IV. VARIANTS OF A PRESENTED SEQUENCE
It is generally acceptable to present a single, primary sequence in the specification and "Sequence Listing" by enumeration of its residues in accordance with the sequence rules ("primary sequence") and to discuss and/or claim variants of that primary sequence without presenting each variant as a separate sequence in the "Sequence Listing". Where the variant sequence meets the length thresholds of 37 CFR 1.821(a) and is disclosed by enumeration of its residues anywhere in an application, it must be presented in a "Sequence Listing" in a manner that complies with the requirements of the sequence rules. However, the primary sequence should be annotated in the "Sequence Listing" to reflect such variants. By way of example only, the following types of sequence disclosures would be treated as noted herein by the Office. With respect to a primary sequence and "conservatively modified variants thereof," the sequences may be described as SEQ ID NO:X (the primary sequence) and "conservatively modified variants thereof," if desired. With respect to a sequence that "may be deleted at the C-terminus by 1, 2, 3, 4, or 5 residues," all of the implied variations do not need to be included in the "Sequence Listing". In this latter example, only the sequence without deletions needs to be included in the "Sequence Listing", though applicant is encouraged to annotate the sequence to indicate that deletions have been made at the C-terminus by 1, 2, 3, 4, or 5 residues.
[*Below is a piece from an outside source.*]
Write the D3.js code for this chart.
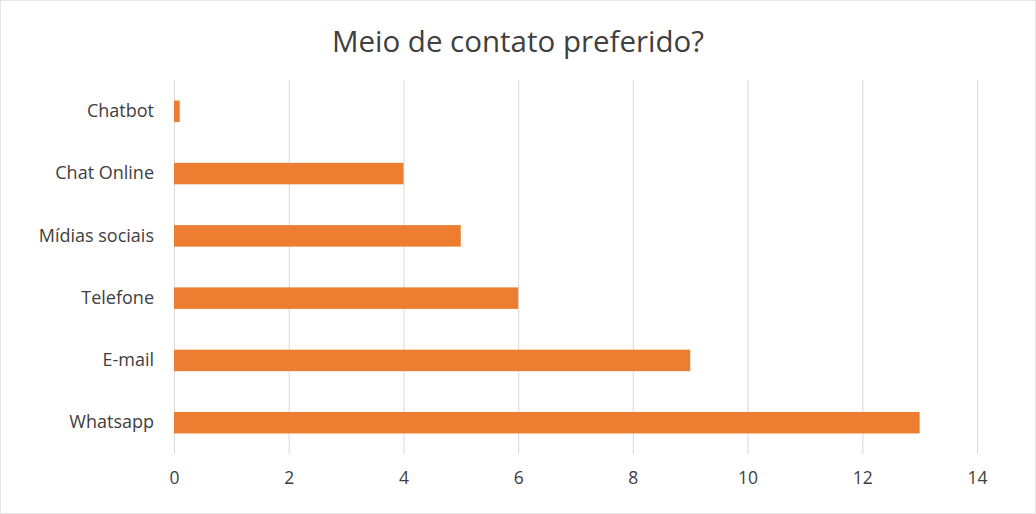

The Office's database will only contain the unmodified sequence. It is strongly recommended that any sequences appearing in the claims, or sequences that are considered essential to understanding the invention, be included in the "Sequence Listing" as a separate sequence.
V. SEQUENCE IDENTIFIER
37 CFR 1.821(d) and 37 CFR 1.823(a)(5) require that each disclosed nucleic acid and/or amino acid sequence in the application appear separately in the "Sequence Listing", with each sequence further being assigned a sequence identifier, referred to as "SEQ ID NO." or the like. The use of "SEQ ID NO:" is preferred, but including "or the like" is intended to ensure that a formalities notice is not sent when an application uses, for example, "SEQ NO." or "Seq. Id. No." or any similar identification for an amino acid or nucleotide sequence in the specification or claims where it is clear that a sequence from the "Sequence Listing" is shown in the description or claims. The sequence identifiers must begin with 1 and increase sequentially by integers. The requirement for sequence identifiers, at a minimum, requires that each sequence be assigned a different number for purposes of identification. However, where practical and for ease of reference, sequences should be presented in the "Sequence Listing" in numerical order and in the order in which they are discussed in the application.
37 CFR 1.821(d) further requires that where the description or claims of a patent application discuss a sequence that is set forth in the "Sequence Listing", a reference to the sequence identifier of that sequence is required at all occurrences, even if in the text of the description or claims where the sequence is set forth by enumeration of its residues. This requirement is also intended to permit references elsewhere in the application (e.g., specification, claims, or drawings) to sequences set forth in the "Sequence Listing" by the use of assigned sequence identifiers without repeating the sequence. Sequence identifiers can also be used to discuss and/or claim parts or fragments of a properly presented sequence. For example, language such as "residues 14 to 243 of SEQ ID NO:23" is permissible and the fragment need not be separately presented in the "Sequence Listing". Where a sequence that meets the length thresholds of 37 CFR 1.821(a) is disclosed by enumeration of its residues anywhere in an application, it must be presented in a "Sequence Listing" in a manner that complies with the requirements of the sequence rules.
The rules do not alter, in any way, the requirements of 35 U.S.C. 112. The implementation of the rules has had no effect on disclosure and/or claiming requirements. The rules, in general, or the use of sequence identifiers throughout the specification and claims, specifically, should not raise any issues under 35 U.S.C. 112(a) or 35 U.S.C. 112(b). The use of sequence identifiers (SEQ ID NO:X or the like) only provides a shorthand way for applicants to discuss and claim their inventions. These identifiers do not in any way restrict the manner in which an invention can be claimed.